VRAI. Si les prescriptions de l’ABF ne sont pas suivies ou si vous réalisez le projet en passant outre une interdiction, la construction sera considérée comme illégale et vous pouvez être condamné à une remise en état avec une astreinte (somme d’argent à payer chaque jour tant que la remise en état n’est pas faite). Vous pouvez également être condamné à des amendes. De plus, vendre le bien va s’avérer difficile, voire impossible, tant que le litige n’est pas réglé, ce qui va diminuer fortement sa valeur.

Je ne suis pas situé dans le périmètre d’un site remarquable. L’ABF ne peut pas me donner d’avis.

FAUX. En dehors du périmètre de 500 mètres autour d’un monument historique, l’architecte peut émettre un avis, notamment à la demande de la commune. Dans ce cas, il s’agit d’un avis consultatif mais qui peut être assorti de recommandations et d’observations émises au titre de la qualité architecturale, urbaine et paysagère. L’avis peut être repris par l’autorité compétente en tant que prescription pour faire évoluer le projet et lui permettre de mieux s’intégrer dans le cadre bâti ou paysager. Dans certains cas, ces recommandations sont d’ailleurs intégrées au plan local d’urbanisme (PLU) qui définit ce qu’on a le droit de construire ou pas.

Je peux faire un recours contre l’avis de l’ABF.

VRAI. Comme toute décision administrative, l’avis de l’ABF peut faire l’objet d’un recours. Il peut d’abord s’agir d’un recours amiable dès que le demandeur a connaissance de l’avis défavorable, en prenant contact avec lui. Si le recours amiable n’a pas abouti, le demandeur peut engager un recours hiérarchique auprès du préfet de région, dans un délai maximum de deux mois suivant la notification de l’autorisation d’urbanisme par l’autorité compétente. Il doit être adressé au préfet de région par lettre en recommandé avec accusé de réception. Le préfet saisit alors la Commission régionale du patrimoine et de l’architecture (CRPA) qui émet un avis consultatif. Le préfet prend la décision sur le recours en confirmant ou non l’avis de l’ABF dans un délai de deux mois au maximum après sa saisine. L’absence de réponse du préfet de région vaut rejet et il faudra aller devant le tribunal administratif pour obtenir gain de cause.
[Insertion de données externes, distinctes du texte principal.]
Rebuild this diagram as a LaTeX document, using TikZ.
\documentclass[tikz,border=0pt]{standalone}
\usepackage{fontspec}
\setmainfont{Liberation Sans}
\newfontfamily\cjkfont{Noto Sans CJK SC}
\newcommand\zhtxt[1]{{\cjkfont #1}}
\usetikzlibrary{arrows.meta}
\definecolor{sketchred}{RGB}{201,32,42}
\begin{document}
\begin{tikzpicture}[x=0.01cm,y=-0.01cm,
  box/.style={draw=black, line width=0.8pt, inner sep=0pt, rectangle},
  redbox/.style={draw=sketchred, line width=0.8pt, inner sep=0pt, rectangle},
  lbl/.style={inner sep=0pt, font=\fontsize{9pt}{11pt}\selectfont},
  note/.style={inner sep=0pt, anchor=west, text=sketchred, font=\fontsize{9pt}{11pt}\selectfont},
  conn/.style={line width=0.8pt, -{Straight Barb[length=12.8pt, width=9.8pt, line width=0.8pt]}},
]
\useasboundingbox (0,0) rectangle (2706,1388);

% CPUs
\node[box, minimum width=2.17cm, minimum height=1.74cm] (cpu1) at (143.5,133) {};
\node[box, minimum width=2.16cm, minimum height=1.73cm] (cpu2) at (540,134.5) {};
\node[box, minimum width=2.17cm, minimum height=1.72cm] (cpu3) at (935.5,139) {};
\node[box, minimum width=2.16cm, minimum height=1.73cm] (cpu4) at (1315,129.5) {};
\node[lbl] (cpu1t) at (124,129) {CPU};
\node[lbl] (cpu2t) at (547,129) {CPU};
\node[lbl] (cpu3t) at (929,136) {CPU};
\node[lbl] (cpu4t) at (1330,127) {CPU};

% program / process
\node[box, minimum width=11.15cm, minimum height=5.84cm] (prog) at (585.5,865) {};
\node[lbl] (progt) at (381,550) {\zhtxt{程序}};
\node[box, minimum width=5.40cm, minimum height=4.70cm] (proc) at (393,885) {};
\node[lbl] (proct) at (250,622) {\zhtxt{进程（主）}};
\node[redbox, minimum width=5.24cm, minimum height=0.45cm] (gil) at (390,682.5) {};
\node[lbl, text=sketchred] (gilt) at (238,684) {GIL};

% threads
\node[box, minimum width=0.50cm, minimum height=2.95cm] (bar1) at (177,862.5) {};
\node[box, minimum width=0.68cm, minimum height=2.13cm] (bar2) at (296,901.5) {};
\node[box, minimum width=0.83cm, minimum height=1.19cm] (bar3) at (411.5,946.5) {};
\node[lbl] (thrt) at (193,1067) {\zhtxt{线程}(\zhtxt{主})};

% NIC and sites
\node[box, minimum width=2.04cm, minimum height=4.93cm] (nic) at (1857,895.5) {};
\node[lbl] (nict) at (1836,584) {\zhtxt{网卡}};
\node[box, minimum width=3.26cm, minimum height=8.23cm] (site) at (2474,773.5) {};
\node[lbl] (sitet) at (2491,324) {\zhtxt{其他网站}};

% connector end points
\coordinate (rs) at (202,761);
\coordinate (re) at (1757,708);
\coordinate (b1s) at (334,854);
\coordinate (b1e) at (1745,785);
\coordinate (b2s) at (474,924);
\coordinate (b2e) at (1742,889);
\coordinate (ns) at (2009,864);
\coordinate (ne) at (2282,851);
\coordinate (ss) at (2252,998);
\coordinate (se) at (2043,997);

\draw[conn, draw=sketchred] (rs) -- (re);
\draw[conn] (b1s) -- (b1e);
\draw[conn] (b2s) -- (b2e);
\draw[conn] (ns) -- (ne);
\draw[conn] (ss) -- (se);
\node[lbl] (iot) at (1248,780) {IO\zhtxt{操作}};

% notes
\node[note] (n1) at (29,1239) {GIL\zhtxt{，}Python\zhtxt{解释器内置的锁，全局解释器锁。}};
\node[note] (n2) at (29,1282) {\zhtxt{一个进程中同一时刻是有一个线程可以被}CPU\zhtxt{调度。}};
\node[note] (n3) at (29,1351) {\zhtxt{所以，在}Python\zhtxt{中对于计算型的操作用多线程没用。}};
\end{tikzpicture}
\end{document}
Je ne peux pas poser de panneaux solaires en zone protégée.

VRAI & FAUX. Les architectes peuvent donner une autorisation mais l’insertion optimale des capteurs solaires sera recherchée en jouant sur leur implantation et leurs dimensions. Sur le bâti neuf ou récent, l’implantation de capteurs solaires est généralement admise sous réserve d’une bonne intégration au bâtiment principal et de ne pas constituer une perturbation visuelle pour l’environnement existant. En revanche, l’installation de capteurs solaires en centre ancien est généralement proscrite en raison de l’organisation architecturale et du caractère traditionnel des matériaux de couverture destinés à être préservés. Cependant, en fonction des cas de figure, ils peuvent être autorisés pour une installation au sol ou sur un versant non visible du domaine public.

Je suis propriétaire d’un monument historique, je peux réaliser des travaux dans celui-ci.
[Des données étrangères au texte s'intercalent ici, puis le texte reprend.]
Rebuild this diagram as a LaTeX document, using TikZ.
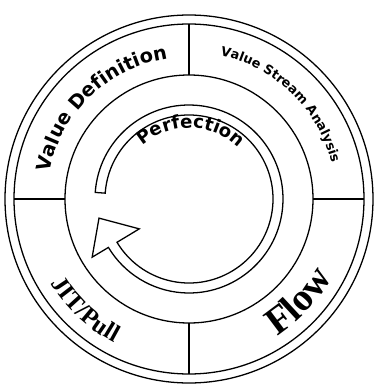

VRAI. C’est exact, mais la procédure change en fonction du statut du bâtiment. Les travaux sur un monument historique classé, donc le plus haut niveau de protection, relèvent d’autorisations spécifiques.
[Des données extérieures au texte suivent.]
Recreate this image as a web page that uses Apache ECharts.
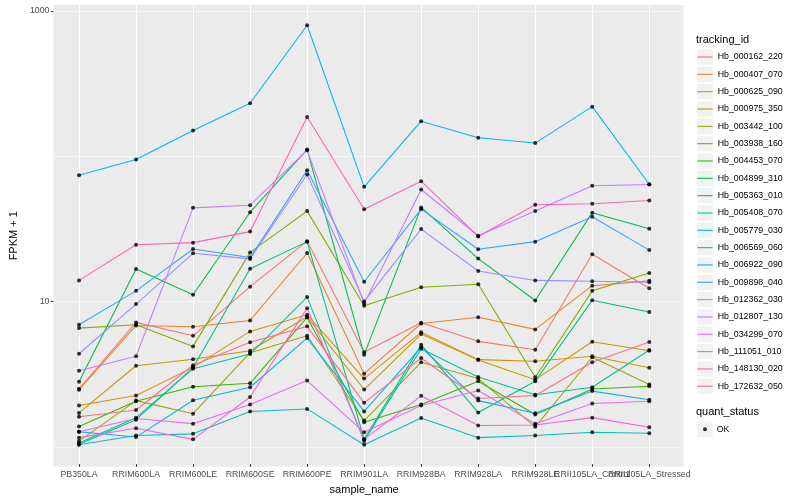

Ils sont soumis à une autorisation administrative accordée par le préfet de région. Celle-ci est instruite par la Direction régionale des affaires culturelles (DRAC) et des artisans spécialisés doivent intervenir. Les immeubles inscrits sont les bâtiments dont la conservation est désirable mais le niveau de protection est moindre.

Ils sont soumis au régime courant d’autorisation, c’est-à-dire déclaration préalable de travaux ou permis de construire avec avis de l’ABF.